PROVIDED DATA —
******

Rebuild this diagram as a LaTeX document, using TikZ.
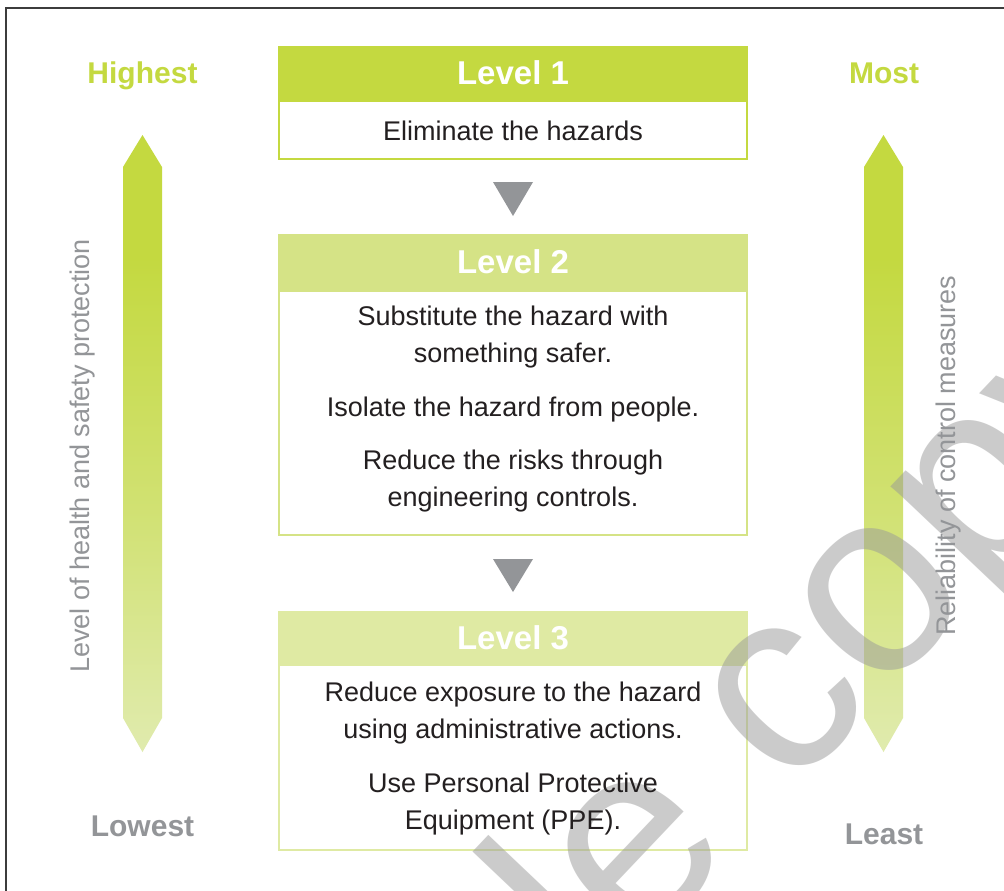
\documentclass[tikz,border=0pt]{standalone}
\usepackage{fontspec}
\setmainfont{Liberation Sans}
\definecolor{lvA}{HTML}{C4D940}
\definecolor{lvB}{HTML}{D5E386}
\definecolor{lvC}{HTML}{DFEAA3}
\definecolor{armlow}{HTML}{E0EBAE}
\definecolor{greytxt}{HTML}{939598}
\definecolor{ink}{HTML}{231F20}
\definecolor{framec}{HTML}{3C3C3C}
\definecolor{wmgrey}{HTML}{999999}
\pgfdeclareverticalshading{armshade}{100bp}{color(0bp)=(armlow); color(25bp)=(armlow); color(45bp)=(lvA!55!armlow); color(65bp)=(lvA); color(100bp)=(lvA)}
\begin{document}
\begin{tikzpicture}[x=1pt,y=-1pt,
  hdr/.style={inner sep=0pt, minimum width=470pt, text=white,
    font=\fontsize{33}{36}\selectfont\bfseries},
  bodybox/.style={inner sep=0pt, minimum width=468pt, line width=2pt, fill=white},
  bodytext/.style={anchor=base, inner sep=0pt, text=ink, font=\fontsize{27}{32}\selectfont},
  endlabel/.style={anchor=base, inner sep=0pt, font=\fontsize{30}{34}\selectfont\bfseries},
  sidelabel/.style={anchor=base, inner sep=0pt, rotate=90, text=greytxt, font=\fontsize{27}{32}\selectfont},
  stepmark/.style={fill=greytxt},
  armpath/.style={shade, shading=armshade},
  wmark/.style={anchor=base, inner sep=0pt, rotate=46.5, text=wmgrey, opacity=0.5,
    font=\fontsize{262}{262}\selectfont}]
\useasboundingbox (0,0) rectangle (1004,891);
\fill[white] (0,0) rectangle (1004,891);

% page frame (top and left edges)
\draw[framec, line width=1.2pt] (1004,8) -- (6,8) -- (6,891);

% vertical double-ended arrows
\path[armpath] (123,167) -- (142.5,135) -- (162,167) -- (162,718) -- (142.5,752) -- (123,718) -- cycle;
\path[armpath] (864,167) -- (883.5,135) -- (903,167) -- (903,718) -- (883.5,752) -- (864,718) -- cycle;

% level boxes: coloured title bar above a framed body
\node[hdr, fill=lvA, minimum height=54pt] (h1) at (513,73) {Level 1};
\node[bodybox, draw=lvA, minimum height=58pt] (b1) at (513,130) {};
\node[hdr, fill=lvB, minimum height=56pt] (h2) at (513,262) {Level 2};
\node[bodybox, draw=lvB, minimum height=244pt] (b2) at (513,413) {};
\node[hdr, fill=lvC, minimum height=53pt] (h3) at (513,637.5) {Level 3};
\node[bodybox, draw=lvC, minimum height=185pt] (b3) at (513,757.5) {};

% step markers between levels
\fill[stepmark] (493,182) -- (533,182) -- (513,216) -- cycle;
\fill[stepmark] (493,559) -- (533,559) -- (513,592) -- cycle;

% watermark
\begin{scope}
\clip (0,0) rectangle (1004,891);
\node[wmark] (wm) at (649,943) {Sample copy};
\end{scope}

% box texts
\node[bodytext] (t1) at (513,140) {Eliminate the hazards};
\node[bodytext] (t2a) at (513,325) {Substitute the hazard with};
\node[bodytext] (t2b) at (513,362) {something safer.};
\node[bodytext] (t2c) at (513,416) {Isolate the hazard from people.};
\node[bodytext] (t2d) at (513,469) {Reduce the risks through};
\node[bodytext] (t2e) at (513,506) {engineering controls.};
\node[bodytext] (t3a) at (513,701) {Reduce exposure to the hazard};
\node[bodytext] (t3b) at (513,738) {using administrative actions.};
\node[bodytext] (t3c) at (513,792) {Use Personal Protective};
\node[bodytext] (t3d) at (513,829) {Equipment (PPE).};

% axis labels
\node[endlabel, text=lvA] (hi) at (142.5,83) {Highest};
\node[endlabel, text=greytxt] (lo) at (142.5,836) {Lowest};
\node[endlabel, text=lvA] (most) at (884,83) {Most};
\node[endlabel, text=greytxt] (least) at (884,844) {Least};
\node[sidelabel] (lhs) at (89,456) {Level of health and safety protection};
\node[sidelabel] (rhs) at (955,455.5) {Reliability of control measures};
\end{tikzpicture}
\end{document}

******

Set down again, exactly, the lines of the material above from its first line to the one with "(6,8) -- (6,891);", inclusive. Leave the pictures out.

WRITTEN SOLUTION —
Rebuild this diagram as a LaTeX document, using TikZ.
\documentclass[tikz,border=0pt]{standalone}
\usepackage{fontspec}
\setmainfont{Liberation Sans}
\definecolor{lvA}{HTML}{C4D940}
\definecolor{lvB}{HTML}{D5E386}
\definecolor{lvC}{HTML}{DFEAA3}
\definecolor{armlow}{HTML}{E0EBAE}
\definecolor{greytxt}{HTML}{939598}
\definecolor{ink}{HTML}{231F20}
\definecolor{framec}{HTML}{3C3C3C}
\definecolor{wmgrey}{HTML}{999999}
\pgfdeclareverticalshading{armshade}{100bp}{color(0bp)=(armlow); color(25bp)=(armlow); color(45bp)=(lvA!55!armlow); color(65bp)=(lvA); color(100bp)=(lvA)}
\begin{document}
\begin{tikzpicture}[x=1pt,y=-1pt,
  hdr/.style={inner sep=0pt, minimum width=470pt, text=white,
    font=\fontsize{33}{36}\selectfont\bfseries},
  bodybox/.style={inner sep=0pt, minimum width=468pt, line width=2pt, fill=white},
  bodytext/.style={anchor=base, inner sep=0pt, text=ink, font=\fontsize{27}{32}\selectfont},
  endlabel/.style={anchor=base, inner sep=0pt, font=\fontsize{30}{34}\selectfont\bfseries},
  sidelabel/.style={anchor=base, inner sep=0pt, rotate=90, text=greytxt, font=\fontsize{27}{32}\selectfont},
  stepmark/.style={fill=greytxt},
  armpath/.style={shade, shading=armshade},
  wmark/.style={anchor=base, inner sep=0pt, rotate=46.5, text=wmgrey, opacity=0.5,
    font=\fontsize{262}{262}\selectfont}]
\useasboundingbox (0,0) rectangle (1004,891);
\fill[white] (0,0) rectangle (1004,891);

% page frame (top and left edges)
\draw[framec, line width=1.2pt] (1004,8) -- (6,8) -- (6,891);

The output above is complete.